I did not have any incidents where someone stormed out of my office or a conversation escalated. If anything, I had meaningful conversations about assignments, interactions, writing, grad school, and other issues. As I have noted on numerous occasions, part of my job means that I have the good fortune to work with young people in the classroom or in my office. I love it. I would not trade this job for another as I get to teach, mentor, coach, and lead.

This last year I also thought more about my time. I strategically chose to focus my time differently. Part of it is that I had to, given a job change, but that is cause for a different post. I was not as available for extended office hours and the world did not fall apart. I expected a few day’s notice for extra appointments. What I am saying is that I established better boundaries for office houring and mentoring students. I had to protect my time thanks to the job change and I was working more. I managed my time effectively and accomplished more. And, at the same time I did not field complaints from my students. If anything, the change was better, as they commanded my full attention at times that were not pressed between meetings and I could listen.

My writing prompt for this post comes from a Swedish Proverb, “Fear less, hope more; whine less, breathe more; talk less, say more; hate less love more; and all good things are yours.” This last school year was filled with so much good and change. I welcome the change with a big smile and an open mind. The 2015-16 school year is half way through and I am in a great place. And, I’ll add that my little Grumpy Cat agrees and has her head on the desk!

Introspective Exercises

I am co-teaching a new course, Digital Skills for Your Career. Last night my slide deck consisted of a letter  in bullet point form to my 20 year old self. I shared with my students some regrets and points of reflection. It was blunt and at times humorous. My point was to help them with their exercises. Co-op and Career had provided them a venn diagram to fill out and for some of the students the exercise was a tough one. They needed to think about their skills, wants, and competencies. The exercise is all about introspection and self-promotion. It is not as easy as it sounds. 

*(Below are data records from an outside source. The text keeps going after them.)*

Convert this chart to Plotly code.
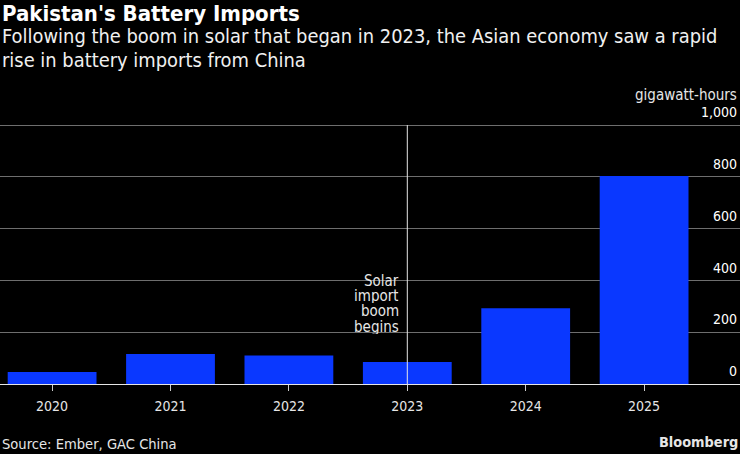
import plotly.graph_objects as go

# Values (gigawatt-hours)
years = ['2020', '2021', '2022', '2023', '2024', '2025']
imports_gwh = [46, 116, 110, 85, 293, 803]
y_ticks = [0, 200, 400, 600, 800, 1000]
y_tick_labels = ['0', '200', '400', '600', '800', '1,000']
boom_year = '2023'
boom_lines = ['Solar', 'import', 'boom', 'begins']

FONT = 'DejaVu Sans Condensed, DejaVu Sans'
W = 740
H = 454
PLOT_BOTTOM = 384
PX_PER_UNIT = 0.259
Y_MAX = 1120  # head room so the 1,000 label stays inside the plot
PLOT_TOP = PLOT_BOTTOM - Y_MAX * PX_PER_UNIT


def paper_y(px):
    # pixel row to paper fraction
    return (PLOT_BOTTOM - px) / (PLOT_BOTTOM - PLOT_TOP)


fig = go.Figure()
fig.add_trace(go.Bar(x=years, y=imports_gwh, width=0.75, marker=dict(color='#0a38ff', line_width=0)))

# Marker line for the start of the solar boom
boom_idx = years.index(boom_year)
fig.add_shape(type='line', x0=boom_idx, x1=boom_idx, y0=0, y1=1000, xref='x', yref='y',
              line=dict(color='#e6e6e6', width=1), layer='above')
# one annotation per line, plotly's <br> spacing is too loose here
for i, line in enumerate(reversed(boom_lines)):
    fig.add_annotation(x=boom_idx, y=0, yref='y', xref='x', xanchor='right', yanchor='middle',
                       xshift=-6, yshift=58 + i * 15.3, showarrow=False, text=line, height=15,
                       font=dict(family=FONT, size=15, color='#e6e6e6'))

# Heading and footer
texts = [
    ("<b>Pakistan's Battery Imports</b>", 0, 13, 'left', 22, '#ffffff'),
    ('Following the boom in solar that began in 2023, the Asian economy saw a rapid', 0, 36, 'left', 19.9, '#f0f0f0'),
    ('rise in battery imports from China', 0, 60, 'left', 19.9, '#f0f0f0'),
    ('gigawatt-hours', 739, 95, 'right', 15, '#e6e6e6'),
    ('Source: Ember, GAC China', 0, 444, 'left', 14.6, '#e6e6e6'),
    ('<b>Bloomberg</b>', 740, 442, 'right', 14.4, '#e6e6e6'),
]
for text, x_px, y_px, anchor, size, color in texts:
    fig.add_annotation(x=x_px / W, y=paper_y(y_px), xref='paper', yref='paper', text=text,
                       xanchor=anchor, yanchor='middle', showarrow=False,
                       font=dict(family=FONT, size=size, color=color))

fig.update_layout(
    width=W,
    height=H,
    autosize=False,
    paper_bgcolor='#000000',
    plot_bgcolor='#000000',
    showlegend=False,
    margin=dict(l=0, r=0, t=PLOT_TOP, b=H - PLOT_BOTTOM, pad=0),
    font=dict(family=FONT, size=14, color='#e6e6e6'),
    xaxis=dict(
        type='category',
        range=[-0.44, 5.81],
        ticks='outside',
        ticklen=6,
        tickwidth=1,
        tickcolor='#cccccc',
        ticklabelstandoff=3,
        showgrid=False,
        showline=False,
        zeroline=False,
    ),
    yaxis=dict(
        side='right',
        range=[0, Y_MAX],
        tickvals=y_ticks,
        ticktext=y_tick_labels,
        ticklabelposition='inside top',
        ticklabelshift=-3,
        ticks='',
        gridcolor='#6e6e6e',
        gridwidth=1,
        zeroline=True,
        zerolinecolor='#e6e6e6',
        zerolinewidth=1,
    ),
)

# the page's default body margin would push the chart off the window
fig.write_html('out.html', config=dict(displayModeBar=False),
               post_script="document.body.style.margin='0';")
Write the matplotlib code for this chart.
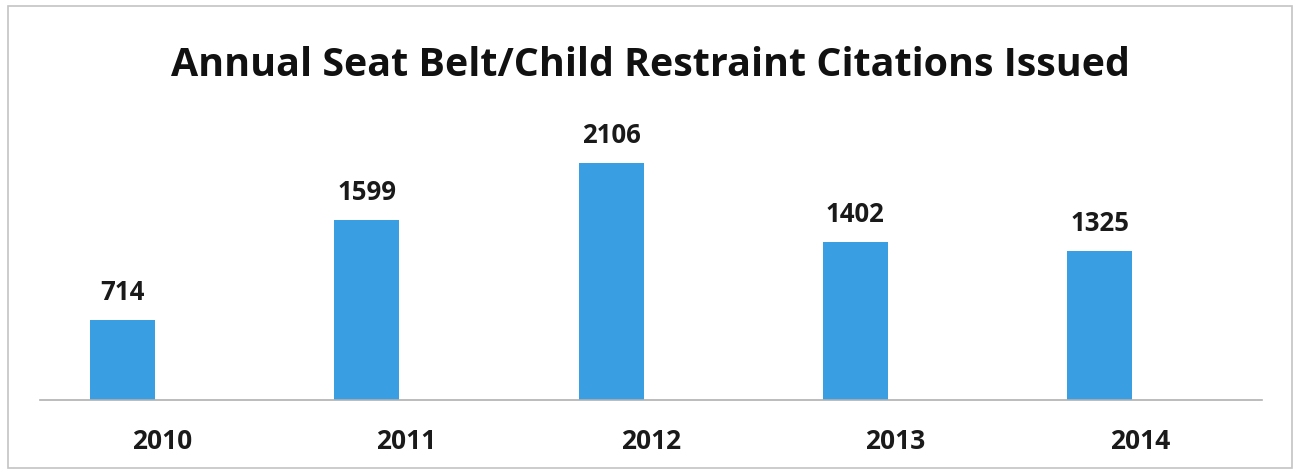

And, their first assignment was due this week. We had asked them to curate a fulsome About.Me page, and in two weeks their LinkedIn URL is due. They worked away in pods chatting with one another about what is holding them back, and how to overcome self-doubt. 

Mentoring university students has taught me numerous things. One consistent issue is the uncertainty and the way it can stifle creativity, bravery, and happiness. My exercise in self-deprecation and honesty was to remind them that they are going to make mistakes and it is OK. We are three weeks into this course and I hope that they are enjoying it as much as I am. 

My photo of one of Co-op’s Slides. Thanks! 

Popular Instructors

I cannot believe that I am starting my 18th teaching year. I always start counting the years in September and this is 18. One of the things that I am mulling is what a popular instructor or popular prof means in academe. Does this reflect your enrollments? Is this term cast as a negative assuming that your course content is easy? I think the context mattters.

1. Hearing it from some colleagues it is clear that it cheapens your pedagogy and the depth of what you teach. 

2. Hearing it from students varies, but it is mostly meant as a compliment. 

3. Some colleagues clearly mean it as a compliment. 

Overall, my sense is that the so-called popular instructors generally enjoy teaching. I think that is the difference.